The documents for which Defendants claim the attorney-client privilege, but which Plaintiff argues are discoverable as being proxy statements, are the following documents, identified by the number assigned on Defendants' privilege log: 5, 6, 7, 39, 58, 61, 63-73, 75-77, 81-87, 89, 90-101, 103-08, 110, 111, 115, 119-24, 129, 130-35, 137-41, 144, 150, 155, 156, and 159. From the Court's observation of Defendants' descriptions of the corresponding documents on Defendants' privilege log, not all of the documents that Plaintiff identifies relate to drafts of proxy statements or the filing of SEC forms. Christman held only that drafts of proxy statements and surrounding comments and letters, as well as documents that concern SEC forms, do not fall within the attorney-client privilege. Some of the documents that Plaintiff identifies as being merger-related do not fall within Christman's definition, to wit, documents 5-7 relate to James Dimon's employment agreement; document 39 seeks advice on a draft of an investor presentation; documents 61 and 130 seek advice of drafts of fairness opinion letters; documents 121 and 138-39 seek advice regarding fairness opinion letter drafts and the engagement letter between JP Morgan and JPMSI; document 123 seeks advice regarding drafts of investor presentations and fairness opinions; and documents 140-41 are e-mails that relate to "open merger issues," not the drafts of proxies.

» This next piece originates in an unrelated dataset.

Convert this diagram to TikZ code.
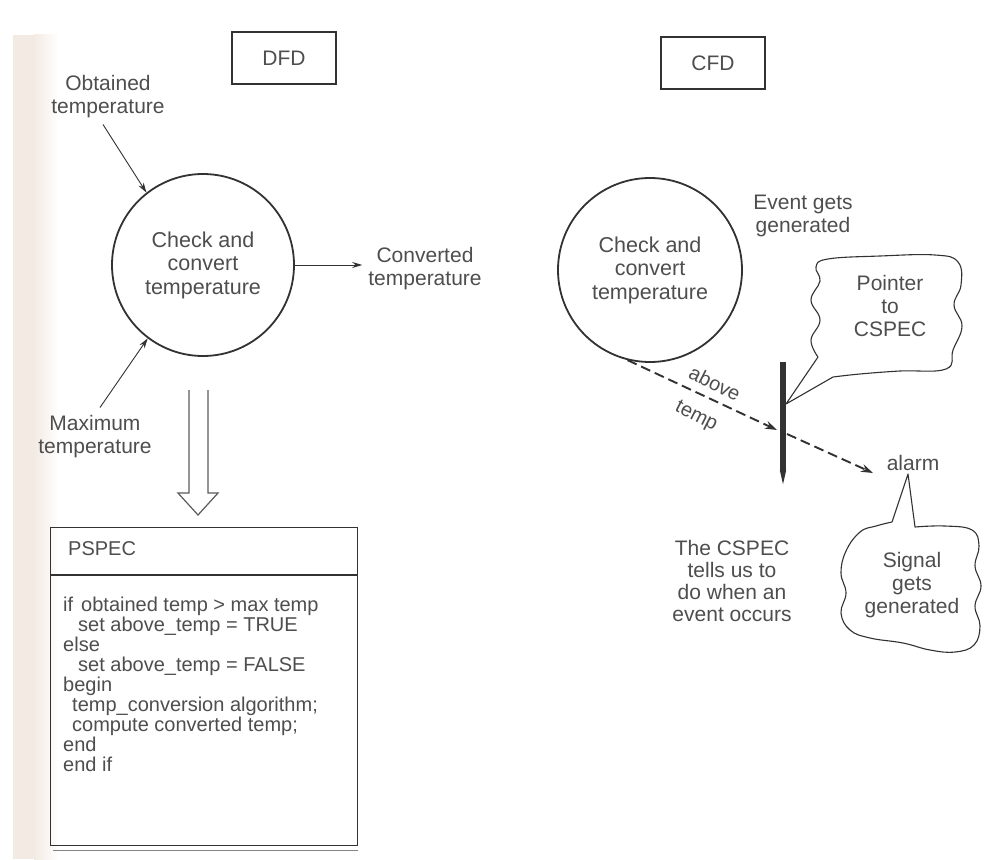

The Court does not understand how these documents relate to drafts of the proxy statements or to regulatory forms, and for this reason the Court declines to hold that these documents are not covered by the attorney-client privilege by operation of the Christman rule. Thus, the following documents are not covered by the attorney-client privilege: 58, 63-73, 75-77, 81-87, 89-101, 103-08, 110-11, 115, 119-20, 122, 124, 129, 131-35, 144, 150, 155, 156, and 159.
The Court determines which documents Plaintiff objects to and which objection applies to which document by looking to Plaintiff's "Corrected Exhibit A to Reply Memorandum in Further Support of Plaintiff's Motion to Compel Privileged Documents." ( See Dkt. No. 178.)
B. Common Interest
The Court next addresses documents that were shared between JP Morgan and Bank One. Defendants' privilege log lists various documents for which Defendants claim the attorney-client privilege or the work product doctrine applies, but which were shared with or received by Bank One or Bank One's attorneys during the merger period. Defendants state (in their privilege log and in their briefs) that these documents remain privileged even though the documents were shared with a third party (i.e., Bank One) because the documents are covered by the common interest doctrine. The common interest doctrine holds that materials retain any applicable privilege (i.e., no waiver would apply) even if they were shared with a third party, so long as the third party and the party whose documents are at issue share a "common interest." This common interest must be a common legal interest, and not merely a common business interest. Also, this interest must be "identical, not simply similar." Dexia Credit Local v. Rogan, 231 F.R.D. 287, 293 (N.D. Ill. 2005).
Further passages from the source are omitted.